Lidia Ravera invita al coming out, «perché l’età, l’esperienza fatta, la nostra storia sono un valore aggiunto. Basta rincorrere un tempo scaduto, impariamo ad abitare quei 30 anni in più che pace, igiene e nuove tecnologie ci hanno regalato e che rischiano di rimanere vuoti. Non bisogna inseguire il “modello giovinezza”, bisogna inventarne un altro. Siamo la prima generazione che si trova a vivere tempi supplementari così lunghi. Siamo esploratori, in una terra sconosciuta. Una generazione sperimentale».
Le donne role model che non nascondono le rughe
Tante super model degli anni ’80 sono oggi di esempio: non nascondono le rughe, affrontano la loro età con dignità, hanno messo la cura spirituale davanti alla cura del corpo, e quella del corpo sul piano della gentilezza invece che su quello della “forzatura”. Sfilano sulle passerelle per dimostrare che la bellezza può avere un altro tempo. Che non esiste qualcosa di “appropriato all’età”: né attività, né outfit, né relazioni.

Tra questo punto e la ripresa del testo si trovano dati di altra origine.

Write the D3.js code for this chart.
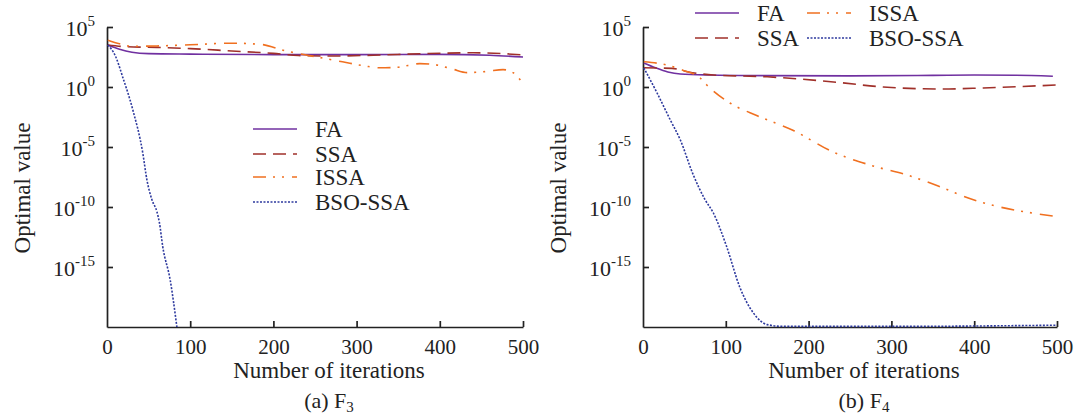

La longevità è una prova del progresso umano, ma la nostra cultura ancora non è pronta. Per le donne è anche peggio. «Perché quando smettono di essere “fertili” vengono trattate da merce scaduta, come se fossimo ancora mammiferi al servizio della riproduzione» spiega Ravera. Non è così: lo dimostra un bel documentario, Ancora donne, di Stéphanie Chuat e Véronique Reymond (lo trovate su oval.media.it) che racconta della voglia di amare e sognare di 5 donne over 60. «Da oggetti del desiderio altrui impariamo a vivere da soggetti, titolari del diritto di desiderare. Sarebbe una vera rivoluzione» conclude Lidia Ravera. L’ageismo è l’ultimo pregiudizio socialmente sdoganato. «Accettare la diversità significa includere persone di razza, genere, capacità e orientamento sessuale diversi: perché l’età non viene considerata con un criterio simile?» scrive Applewhite. Per questo ogni volta che qualcuno mi chiederà quanti anni ho e dirà: «Non dimostri affatto la tua età» – ne ho appena fatti 60 – risponderò: «E ora che lo sai cambia qualcosa?».